## Your objective
Restate the data exactly as given and keep the pictures out.

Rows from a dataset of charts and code

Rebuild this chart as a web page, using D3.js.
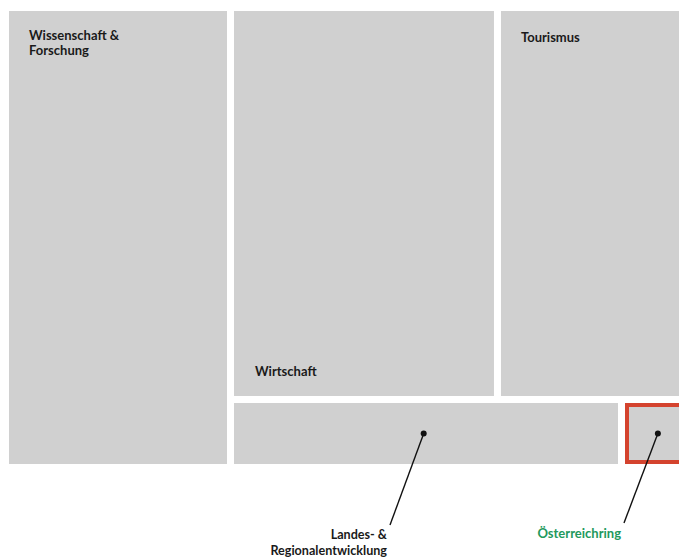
<!DOCTYPE html>
<html>
<head>
<meta charset="utf-8">
<script src="https://cdn.jsdelivr.net/npm/d3@7"></script>
<style>
  html, body { margin: 0; padding: 0; background: #ffffff; }
  svg { display: block; }
  text { font-family: Lato, "Open Sans", sans-serif; font-weight: bold; }
</style>
</head>
<body>
<div id="chart"></div>
<script>
// Data (estimated relative sizes)
const groups = ["Wissenschaft & Forschung", "Rest"];
const wissenschaftValue = 225;
const topCategories = ["Wirtschaft", "Tourismus"];
const topValues = [227.5, 164.5];
const bottomCategories = ["Landes- & Regionalentwicklung", "Österreichring"];
const bottomValues = [57.8, 10.2];

const width = 679, height = 557;
const margin = { left: 9, top: 11 };
const tmWidth = 678, tmHeight = 453;

const data = {
  name: "root",
  children: [
    { name: "Wissenschaft & Forschung", value: wissenschaftValue },
    { name: "Rest", children: [
      { name: "Top", children: topCategories.map((c, i) => ({ name: c, value: topValues[i] })) },
      { name: "Bottom", children: bottomCategories.map((c, i) => ({ name: c, value: bottomValues[i] })) }
    ]}
  ]
};

const root = d3.hierarchy(data).sum(d => d.value || 0);
d3.treemap().tile(d3.treemapSliceDice).size([tmWidth, tmHeight]).paddingInner(7)(root);

const svg = d3.select("#chart").append("svg").attr("width", width).attr("height", height);
const g = svg.append("g").attr("transform", `translate(${margin.left},${margin.top})`);

const leaves = root.leaves();
const byName = {};
leaves.forEach(d => byName[d.data.name] = d);

g.selectAll("rect.cell").data(leaves).join("rect")
  .attr("class", "cell")
  .attr("x", d => d.x0).attr("y", d => d.y0)
  .attr("width", d => d.x1 - d.x0).attr("height", d => d.y1 - d.y0)
  .attr("fill", "#d0d0d0");

// Highlight Österreichring
const oe = byName["Österreichring"];
g.append("rect")
  .attr("x", oe.x0 + 2).attr("y", oe.y0 + 2)
  .attr("width", oe.x1 - oe.x0 - 4).attr("height", oe.y1 - oe.y0 - 4)
  .attr("fill", "none").attr("stroke", "#d4432e").attr("stroke-width", 4);

const fs = 13;
// In-cell labels
function cellLabel(name, lines, dx, dy) {
  const d = byName[name];
  const t = g.append("text").attr("font-size", fs).attr("fill", "#1a1a1a");
  lines.forEach((l, i) => {
    t.append("tspan").attr("x", d.x0 + dx).attr("y", d.y0 + dy + i * 15).text(l);
  });
}
cellLabel("Wissenschaft & Forschung", ["Wissenschaft &", "Forschung"], 20, 29);
cellLabel("Tourismus", ["Tourismus"], 20, 31);
const wi = byName["Wirtschaft"];
g.append("text").attr("font-size", fs).attr("fill", "#1a1a1a")
  .attr("x", wi.x0 + 21).attr("y", wi.y1 - 20).text("Wirtschaft");

const la = byName["Landes- & Regionalentwicklung"];
const laDot = [la.x0 + (la.x1 - la.x0) * 0.494, (la.y0 + la.y1) / 2];
const oeDot = [oe.x0 + (oe.x1 - oe.x0) * 0.53, (oe.y0 + oe.y1) / 2];

function callout(dot, end) {
  g.append("line")
    .attr("x1", dot[0]).attr("y1", dot[1]).attr("x2", end[0]).attr("y2", end[1])
    .attr("stroke", "#111").attr("stroke-width", 1.4);
  g.append("circle").attr("cx", dot[0]).attr("cy", dot[1]).attr("r", 3).attr("fill", "#111");
}
callout(laDot, [381, 514]);
callout(oeDot, [615, 512]);

const lt = g.append("text").attr("font-size", 12.6).attr("fill", "#1a1a1a").attr("text-anchor", "end");
lt.append("tspan").attr("x", 378).attr("y", 528).text("Landes- &");
lt.append("tspan").attr("x", 378).attr("y", 543.5).text("Regionalentwicklung");

g.append("text").attr("font-size", fs).attr("fill", "#22995c").attr("text-anchor", "end")
  .attr("x", 612).attr("y", 527).text("Österreichring");
</script>
</body>
</html>
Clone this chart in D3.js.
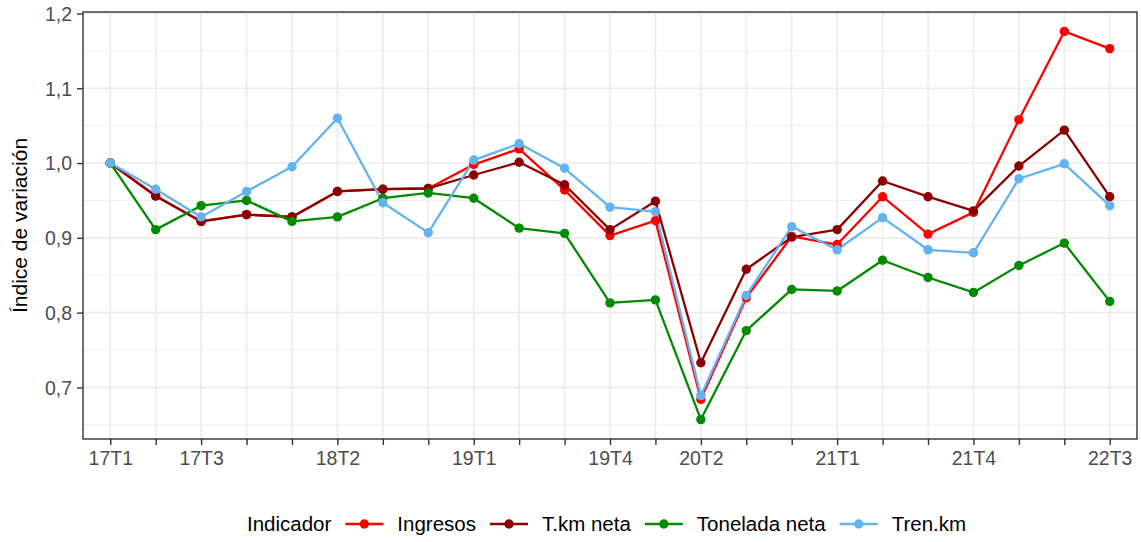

## Task result
Rebuild this chart as a web page, using D3.js.
<!DOCTYPE html>
<html>
<head>
<meta charset="utf-8">
<script src="https://cdn.jsdelivr.net/npm/d3@7"></script>
<style>
  html, body { margin: 0; padding: 0; background: #ffffff; }
  svg { display: block; }
  text { font-family: Lato, "Open Sans", sans-serif; font-weight: bold; }
</style>
</head>
<body>
<div id="chart"></div>
<script>
// Data (estimated relative sizes)
const groups = ["Wissenschaft & Forschung", "Rest"];
const wissenschaftValue = 225;
const topCategories = ["Wirtschaft", "Tourismus"];
const topValues = [227.5, 164.5];
const bottomCategories = ["Landes- & Regionalentwicklung", "Österreichring"];
const bottomValues = [57.8, 10.2];

const width = 679, height = 557;
const margin = { left: 9, top: 11 };
const tmWidth = 678, tmHeight = 453;

const data = {
  name: "root",
  children: [
    { name: "Wissenschaft & Forschung", value: wissenschaftValue },
    { name: "Rest", children: [
      { name: "Top", children: topCategories.map((c, i) => ({ name: c, value: topValues[i] })) },
      { name: "Bottom", children: bottomCategories.map((c, i) => ({ name: c, value: bottomValues[i] })) }
    ]}
  ]
};

const root = d3.hierarchy(data).sum(d => d.value || 0);
d3.treemap().tile(d3.treemapSliceDice).size([tmWidth, tmHeight]).paddingInner(7)(root);

const svg = d3.select("#chart").append("svg").attr("width", width).attr("height", height);
const g = svg.append("g").attr("transform", `translate(${margin.left},${margin.top})`);

const leaves = root.leaves();
const byName = {};
leaves.forEach(d => byName[d.data.name] = d);

g.selectAll("rect.cell").data(leaves).join("rect")
  .attr("class", "cell")
  .attr("x", d => d.x0).attr("y", d => d.y0)
  .attr("width", d => d.x1 - d.x0).attr("height", d => d.y1 - d.y0)
  .attr("fill", "#d0d0d0");

// Highlight Österreichring
const oe = byName["Österreichring"];
g.append("rect")
  .attr("x", oe.x0 + 2).attr("y", oe.y0 + 2)
  .attr("width", oe.x1 - oe.x0 - 4).attr("height", oe.y1 - oe.y0 - 4)
  .attr("fill", "none").attr("stroke", "#d4432e").attr("stroke-width", 4);

const fs = 13;
// In-cell labels
function cellLabel(name, lines, dx, dy) {
  const d = byName[name];
  const t = g.append("text").attr("font-size", fs).attr("fill", "#1a1a1a");
  lines.forEach((l, i) => {
    t.append("tspan").attr("x", d.x0 + dx).attr("y", d.y0 + dy + i * 15).text(l);
  });
}
cellLabel("Wissenschaft & Forschung", ["Wissenschaft &", "Forschung"], 20, 29);
cellLabel("Tourismus", ["Tourismus"], 20, 31);
const wi = byName["Wirtschaft"];
g.append("text").attr("font-size", fs).attr("fill", "#1a1a1a")
  .attr("x", wi.x0 + 21).attr("y", wi.y1 - 20).text("Wirtschaft");

const la = byName["Landes- & Regionalentwicklung"];
const laDot = [la.x0 + (la.x1 - la.x0) * 0.494, (la.y0 + la.y1) / 2];
const oeDot = [oe.x0 + (oe.x1 - oe.x0) * 0.53, (oe.y0 + oe.y1) / 2];

function callout(dot, end) {
  g.append("line")
    .attr("x1", dot[0]).attr("y1", dot[1]).attr("x2", end[0]).attr("y2", end[1])
    .attr("stroke", "#111").attr("stroke-width", 1.4);
  g.append("circle").attr("cx", dot[0]).attr("cy", dot[1]).attr("r", 3).attr("fill", "#111");
}
callout(laDot, [381, 514]);
callout(oeDot, [615, 512]);

const lt = g.append("text").attr("font-size", 12.6).attr("fill", "#1a1a1a").attr("text-anchor", "end");
lt.append("tspan").attr("x", 378).attr("y", 528).text("Landes- &");
lt.append("tspan").attr("x", 378).attr("y", 543.5).text("Regionalentwicklung");

g.append("text").attr("font-size", fs).attr("fill", "#22995c").attr("text-anchor", "end")
  .attr("x", 612).attr("y", 527).text("Österreichring");
</script>
</body>
</html>
Clone this chart in D3.js.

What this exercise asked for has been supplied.